Coltivate la fiducia che vostra madre abiterà per sempre nella casa del Padre. Questa certezza mitiga il tormento del distacco e rafforza in voi la «speranza che non delude» (Rm 5,5). Essere cristiani implica una nuova prospettiva: uno sguardo pieno di speranza. La speranza è l’ultimo regalo della mamma. Ella, infatti, continuerà ad accompagnarvi fino a quando potrete rivederla e riabbracciarla insieme a vostro padre. In Cristo risorto, la morte non è la fine, ma l’inizio di una vita nuova. Egli infatti promette: «Ecco, io faccio nuove tutte le cose […]. Io sono l’alfa e l’omega, il principio e la fine. […] io sarò il suo Dio ed egli sarà mio figlio» (Ap 21, 5-7).  Sì, il Padre è il Dio delle novità e delle sorprese. Nel suo giorno, c’è felicità e gioia ed anche spazio per il pianto. Sì piangeremo, ma saranno lacrime di gioia. 
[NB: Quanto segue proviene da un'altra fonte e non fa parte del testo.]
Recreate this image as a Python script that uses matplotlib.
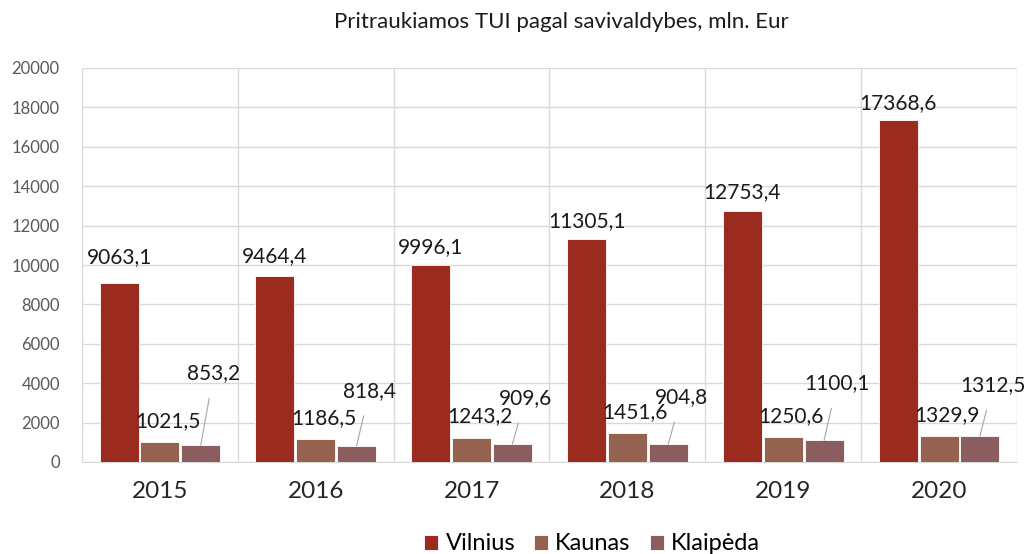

La speranza fondata sulla fede non ci lascia nell’ignoranza e nell’incertezza. Sappiamo in anticipo cosa accadrà alla fine. Alla fine, ci attende il consolante abbraccio di Dio.  Lo testimonia il salmista quando afferma: «Io sono tranquillo e sereno come bimbo svezzato in braccio a sua madre, come un bimbo svezzato è l’anima mia» (Sal 130, 2). Ritorna così alla mente la tenera immagine della madre che culla il suo bambino. Pensa, caro don Paolo, al tempo in cu sei stato tranquillo e sereno in braccio a tua madre. Ora le sorti si sono capovolte. Ora è tua madre che è teneramente accolta tra le tue braccia e quelle dei tuoi fratelli e dei tuoi familiari. Ma non è l’ultimo abbraccio. Ci sarà un tempo nel quale tutti sarete accolti dalle braccia materne e paterne di Dio. Allora scomparirà ogni dolore e timore. E inizierà per tutti il nuovo giorno, la domenica senza tramonto, il giorno del riposo e della gioia senza fine. Fin d’ora diciamo a tua madre: riposa serena, come un bimbo svezzato, nelle braccia dell’Eterno.      


[1] Cfr. Agostino, Epist., 263, 3.

[2] Id., Epist., 263, 2.

[3] S. Kierkegaard, Diario, VIII, pag. 26, n. 3016.